On m’a demandé de donner la liste de mon top 5 de l’année 2021, et le premier album qui m’est venu à l’esprit ne pouvait pas y figurer puisqu’il date de 2020. Force est de constater que son empreinte ne me quitte plus depuis sa sortie en novembre 2020.
Heureusement, la réédition de cet album, Paradis, quatrième de Ben Mazué, me permet d’écrire ce que je n’ai pas pu dire. Car il y a beaucoup à dire de cet album au titre trompeur avec sa pochette sur fond de Douanier Rousseau, alors qu’il évoque en douce une rupture, en équilibre fragile, balancé entre souvenirs encapsulés et réalité d’une nouvelle solitude à explorer.
Les trois morceaux inédits de cette réédition, L’envie, Passager et Des nouvelles, sont une suite logique de cette introspection.
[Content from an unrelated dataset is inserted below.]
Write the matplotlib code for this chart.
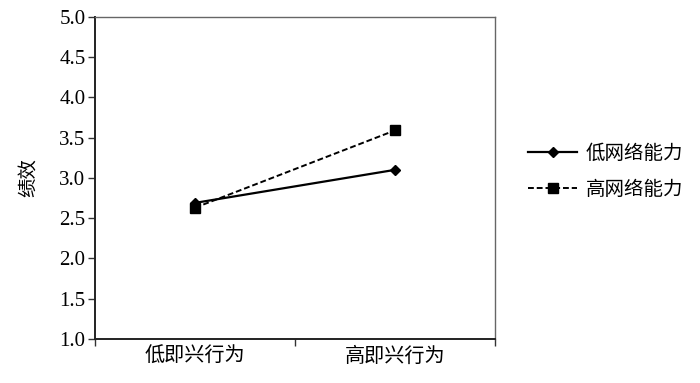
import matplotlib
matplotlib.use('Agg')
import matplotlib.pyplot as plt
from matplotlib.ticker import FixedLocator, NullFormatter

plt.rcParams['font.family'] = ['Liberation Serif', 'Noto Sans CJK SC', 'DejaVu Sans']

# data
categories = ['低即兴行为', '高即兴行为']
series_names = ['低网络能力', '高网络能力']
low_network = [2.69, 3.10]
high_network = [2.63, 3.59]
y_ticks = [1.0, 1.5, 2.0, 2.5, 3.0, 3.5, 4.0, 4.5, 5.0]

fig = plt.figure(figsize=(7, 3.83), dpi=100)
ax = fig.add_axes([0.136, 0.115, 0.571, 0.841])

xpos = [0.5, 1.5]
ax.plot(xpos, low_network, color='black', lw=1.6, marker='D', ms=5,
        label=series_names[0])
ax.plot(xpos, high_network, color='black', lw=1.4, ls=(0, (3, 1.5)), marker='s', ms=6.5,
        label=series_names[1])

ax.set_xlim(0, 2)
ax.set_ylim(1.0, 5.0)
ax.set_yticks(y_ticks)
ax.set_yticklabels(['%.1f' % v for v in y_ticks], fontsize=15)

# category labels centred between boundary ticks, like an Excel chart
ax.xaxis.set_major_locator(FixedLocator([0, 1, 2]))
ax.xaxis.set_major_formatter(NullFormatter())
ax.xaxis.set_minor_locator(FixedLocator(xpos))
ax.set_xticklabels(categories, minor=True, fontsize=14.5, family='Noto Sans CJK SC')
ax.tick_params(axis='x', which='minor', length=0, pad=5)
ax.tick_params(axis='both', which='major', direction='out', length=5, width=1, color='#333')
ax.tick_params(axis='y', pad=2)

ax.set_ylabel('绩效', fontsize=14, family='Noto Sans CJK SC', labelpad=15)

for s in ['left', 'bottom']:
    ax.spines[s].set_color('#222')
    ax.spines[s].set_linewidth(1.4)
for s in ['top', 'right']:
    ax.spines[s].set_color('#666')
    ax.spines[s].set_linewidth(1.0)

leg = ax.legend(loc='center left', bbox_to_anchor=(1.04, 0.52), frameon=False,
                handlelength=2.5, labelspacing=0.75, handletextpad=0.45,
                prop={'family': 'Noto Sans CJK SC', 'size': 14})

fig.savefig('out.png', dpi=100)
Entretemps, j’ai remarqué qu’il m’était impossible d’écrire une chronique autrement qu’avec sincérité, et c’est bien de cela que l’on parle ici. Les mots de Ben Mazué ne nécessitent pas d’être réinterprétés, cet album se déroule et se reçoit comme une simple vérité. Ce qui plaît dans cette vérité, c’est qu’elle se pare de poésie, même dans ses parts les plus terre-à-terre. Si la voix de Ben est légère, elle traduit une certaine pudeur, et ne s’attarde pas sur le côté « drama » d’une vie. Elle permet en revanche de se laisser entraîner par les notes de Guillaume Poncelet, quitte à ce que le piano et les cuivres occupent l’esprit de manière entêtante. C’est peut-être là, la clé du succès des paroliers, chanteurs et musiciens français, ceux que la « variété » n’a pas encore fanés : un peu de réel, des mélodies habiles, semées d’attentions et de sentiments discrets, dont chacun est libre de s’emparer, ou non.
C’est certainement la force de ce duo, d’une amitié, et cette authenticité cultivée depuis déjà dix ans qui donnent corps à ce quatrième opus. Aussi, Ben Mazué est loin de son premier essai, et cela se voit. Si la vraie vie n’est pas toujours sexy, c’est peut-être d’albums comme celui-ci dont on a parfois besoin, ce genre qui fait qu’à l’intérieur, ça brille. Alors merci Ben Mazué, car on ne l’exprime jamais assez, cette gratitude que l’on ressent, quand la musique nous fait vibrer, avec ce qui vient du dedans.